Listons les titres des films dans l’ordre du catalogue Lumière, qui n’est pas nécessairement celui du moment du tournage ou de l’entrée en scène d’artistes censés jouer leur propre rôle : Danse du sabre, I (vue n° 441), Danse du sabre, II (vue n° 442), Danse de jeunes filles (vue n° 443), Danse de femmes (vue n° 444), Danse du féticheur (vue n° 445), Défilé de la tribu (vue n° 446), Repas des négrillons, I (vue n° 447), Repas des négrillons, II (vue n° 448), Toilette d’un négrillon, I (vue n° 449), Toilette d’un négrillon, II (vue n° 450), Récréation des négrillons (vue n° 451), École des négrillons (vue n° 452), Nègres Achantis : danse d’hommes (vue n°564), Nègres Achantis : leçon de danse (vue n°565).

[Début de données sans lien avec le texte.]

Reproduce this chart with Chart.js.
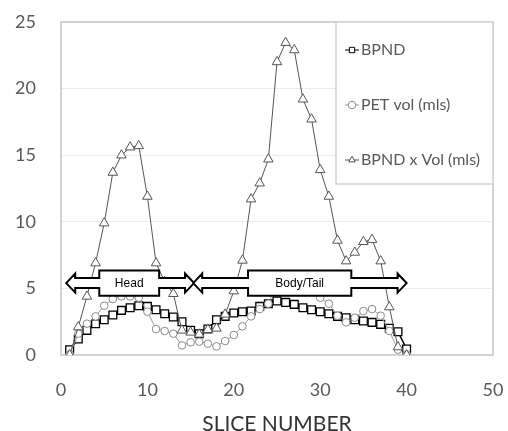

La danse, on le voit, est très présente dans ces bobines qui durent moins d’une minute chacune. La présence, côté cour du plateau cinématographique, de danseurs attendant leur tour ou venant tout juste de se produire prouve, s’il le fallait, que nous avons affaire à un véritable spectacle et non à une manifestation spontanée ou à une célébration rituelle. Le personnage du féticheur attire l’attention avec le visage maquillé qui lui donne une ambiguïté sexuelle et qui, par sa blancheur est  l’opposé du “black face”. Enfin, l’escrimeur au sabre défie son adversaire puis, par intermittence, les spectateurs lyonnais de l’époque. Il semble aussi narguer le public d’aujourd’hui.